O Projeto de Lei do Senado conhecido como Escola Sem Partido já entrou para a história como a maior consulta pública realizada no país. De autoria do senador Magno Malta (PR-ES), o projeto prevê, segundo nos informa sua ementa, a inclusão "entre as bases e diretrizes da educação nacional (…) o Programa Escola Sem Partido". Liderado pelo advogado Miguel Nagib, o Movimento Escola Sem Partido prega a "neutralidade" em sala de aula, combate a doutrinação ideológica e partidária praticada por professores e se bate em defesa da liberdade de consciência dos alunos.

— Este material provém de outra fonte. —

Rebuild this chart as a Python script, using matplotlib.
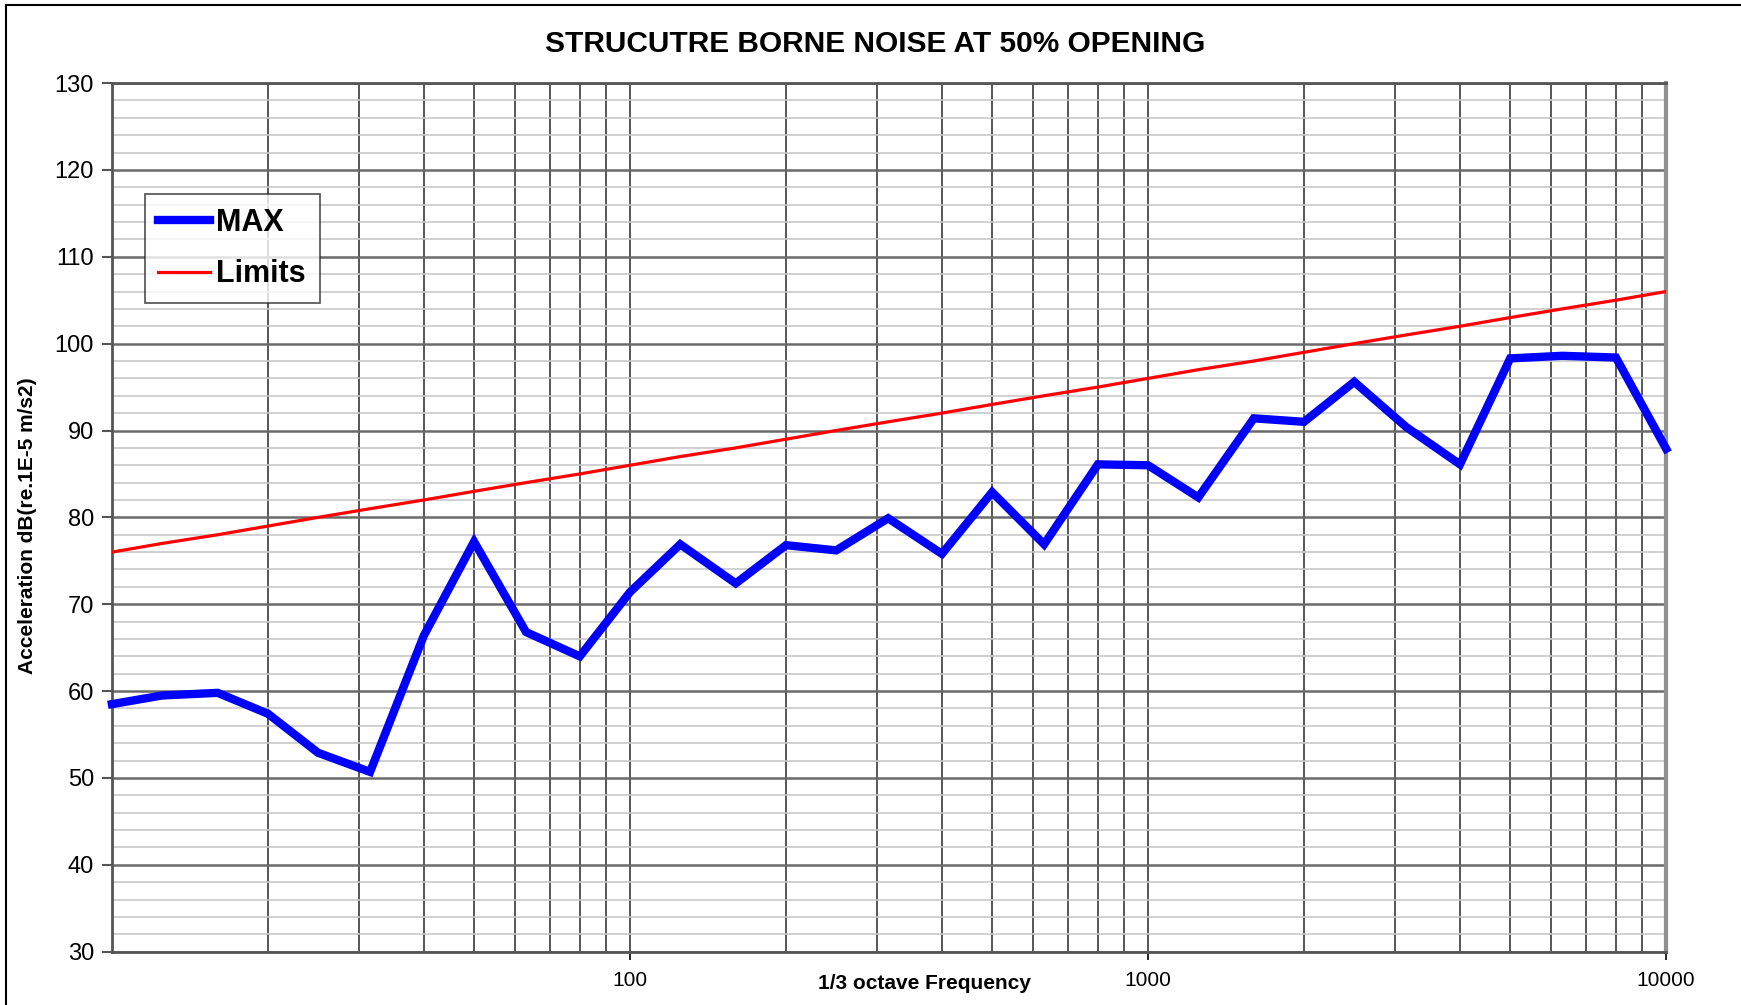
import numpy as np
import matplotlib
matplotlib.use("Agg")
import matplotlib.pyplot as plt
from matplotlib.ticker import FixedLocator, NullFormatter, LogLocator

plt.rcParams['font.family'] = ['Liberation Sans', 'DejaVu Sans']

# 1/3 octave bands
freq = [10, 12.5, 16, 20, 25, 31.5, 40, 50, 63, 80, 100, 125, 160, 200, 250,
        315, 400, 500, 630, 800, 1000, 1250, 1600, 2000, 2500, 3150, 4000,
        5000, 6300, 8000, 10000]
max_db = [58.5, 59.5, 59.8, 57.4, 52.9, 50.7, 66.4, 77.2, 66.8, 64.0, 71.4,
          76.9, 72.4, 76.8, 76.2, 79.9, 75.8, 82.9, 76.9, 86.1, 86.0, 82.3,
          91.4, 91.0, 95.6, 90.4, 86.1, 98.3, 98.6, 98.4, 87.9]
limits = [76, 77, 78, 79, 80, 81, 82, 83, 84, 85, 86, 87, 88, 89, 90, 91,
          92, 93, 94, 95, 96, 97, 98, 99, 100, 101, 102, 103, 104, 105, 106]

yticks = [30, 40, 50, 60, 70, 80, 90, 100, 110, 120, 130]
yminor = [v + d for v in yticks[:-1] for d in (2, 4, 6, 8)]
xticks = [100, 1000, 10000]
xlabels = ['100', '1000', '10000']

fig = plt.figure(figsize=(17.41, 10.05), dpi=100)
ax = fig.add_axes([0.0643, 0.053, 0.8927, 0.8644])

ax.set_xscale('log')
ax.set_xlim(10, 10000)
ax.set_ylim(30, 130)

# grid
ax.yaxis.set_major_locator(FixedLocator(yticks))
ax.yaxis.set_minor_locator(FixedLocator(yminor))
ax.xaxis.set_major_locator(FixedLocator(xticks))
ax.xaxis.set_minor_locator(LogLocator(base=10, subs=np.arange(1, 10)))
ax.xaxis.set_minor_formatter(NullFormatter())
ax.set_xticklabels(xlabels)

ax.grid(True, which='minor', axis='y', color='#c8c8c8', lw=1.2, zorder=0)
ax.grid(True, which='major', axis='y', color='#6a6a6a', lw=1.8, zorder=0)
ax.grid(True, which='both', axis='x', color='#3a3a3a', lw=1.2, zorder=0)

ax.tick_params(axis='y', which='major', length=7, width=1.5, color='#555555',
               labelsize=17, pad=6)
ax.tick_params(axis='y', which='minor', length=0)
ax.tick_params(axis='x', which='major', length=6, width=1.2, labelsize=15, pad=8)
ax.tick_params(axis='x', which='minor', length=0)

for s in ['left', 'bottom', 'top']:
    ax.spines[s].set_color('#555555')
    ax.spines[s].set_linewidth(2)
ax.spines['right'].set_color('#909090')
ax.spines['right'].set_linewidth(3)

ax.plot(freq, max_db, color='#0000ff', lw=6, solid_joinstyle='miter',
        label='MAX', zorder=3, clip_on=False)
ax.plot(freq, limits, color='#ff0000', lw=2.3, label='Limits', zorder=3)

leg = ax.legend(loc='upper left', bbox_to_anchor=(0.021, 0.872),
                prop={'weight': 'bold', 'size': 22}, frameon=True,
                fancybox=False, edgecolor='#222222', handlelength=1.7,
                handletextpad=0.2, borderpad=0.45, labelspacing=0.7,
                borderaxespad=0)
leg.get_frame().set_linewidth(1.2)

ax.set_title('STRUCUTRE BORNE NOISE AT 50% OPENING', fontsize=21.5,
             fontweight='bold', pad=22, x=0.491)
ax.set_xlabel('1/3 octave Frequency', fontsize=15, fontweight='bold')
ax.xaxis.set_label_coords(0.5225, -0.026)
ax.xaxis.label.set_va('top')
ax.set_ylabel('Acceleration dB(re.1E-5 m/s2)', fontsize=15,
              fontweight='bold')
ax.yaxis.set_label_coords(-0.048, 0.491)

# page border on left and top
fig.add_artist(plt.Line2D([0.0035, 0.0035], [0, 0.995], color='black', lw=1.5))
fig.add_artist(plt.Line2D([0.0035, 1], [0.995, 0.995], color='black', lw=1.5))

fig.savefig('out.png', dpi=100)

Algumas dessas restrições deveriam ser decorrentes da decência e da honestidade moral e intelectual indispensáveis a todos aqueles engajados na tarefa de ensinar: o professor não deve impor "preferências ideológicas, religiosas, morais, políticas e partidárias"; ou ainda "não fará propaganda político-partidária em sala de aula nem incitará seus alunos a participar de manifestações, atos públicos e passeatas". Quem seria capaz de defender que o professor poderia fazer tais coisas?
Pois essas pessoas existem e estão nos comitês burocráticos ministeriais que excluem o ensino da história da Grécia ou do Renascimento dos currículos de nossos alunos e nas salas de aula promovendo o chavismo venezuelano como um capítulo na luta dos pobres contra os ricos no mundo capitalista. Jogando irresponsavelmente com as noções de liberdade de expressão e com reflexões epistemológicas sobre a objetividade do conhecimento humano, esses intelectuais e acadêmicos de esquerda tratam o tema como se fosse um tópico em um simpósio universitário (de duvidosa qualidade): "não existe objetividade", "não existe neutralidade". Lamentavelmente, o que ocorre em sala de aula não é um debate acadêmico sobre os limites da objetividade, mas sim a simples reprodução de uma vulgata sub-marxista que mistura rancor social, slogans anticapitalistas sem fundamentos na realidade e caricaturas grotescas de escolas de pensamento não identificadas com o esquerdismo oficial.
Tudo levaria a crer que o projeto Escola Sem Partido, então, é uma solução. Sejamos claros: não é. Primeiro, um projeto de lei não tem como enfrentar o problema da formação intelectual precária, enviesada e ideologicamente comprometida que os professores de humanidades recebem na universidade brasileira. Segundo, o projeto propõe que temas política e socialmente sensíveis sejam abordados levando em conta todas as principais posições relevantes sobre o tema, o que é didática e legalmente impossível e indesejável (quantas interpretações sobre a filosofia de Rousseau, por exemplo, devem ser apresentadas? Quem decidirá? Qualquer juiz de primeira instância? O STF?). Por fim, o nível de obscurantismo a que chega o projeto é tal que lembra muito a militância islâmica nos países ocidentais: o professor "respeitará o direito dos pais dos alunos a que seus filhos recebam a educação religiosa e moral que esteja de acordo com as suas próprias convicções". O professor de biologia não poderá ensinar a teoria da evolução? O pai do aluno poderá "enquadrar" o professor que lecionar sobre a revolução sexual dos anos de 1960? Um mulá islâmico radical não poderia concordar mais – o que prova que estamos longe de resolver um problema bastante real.
*Eduardo Wolf escreve mensalmente no Caderno DOC.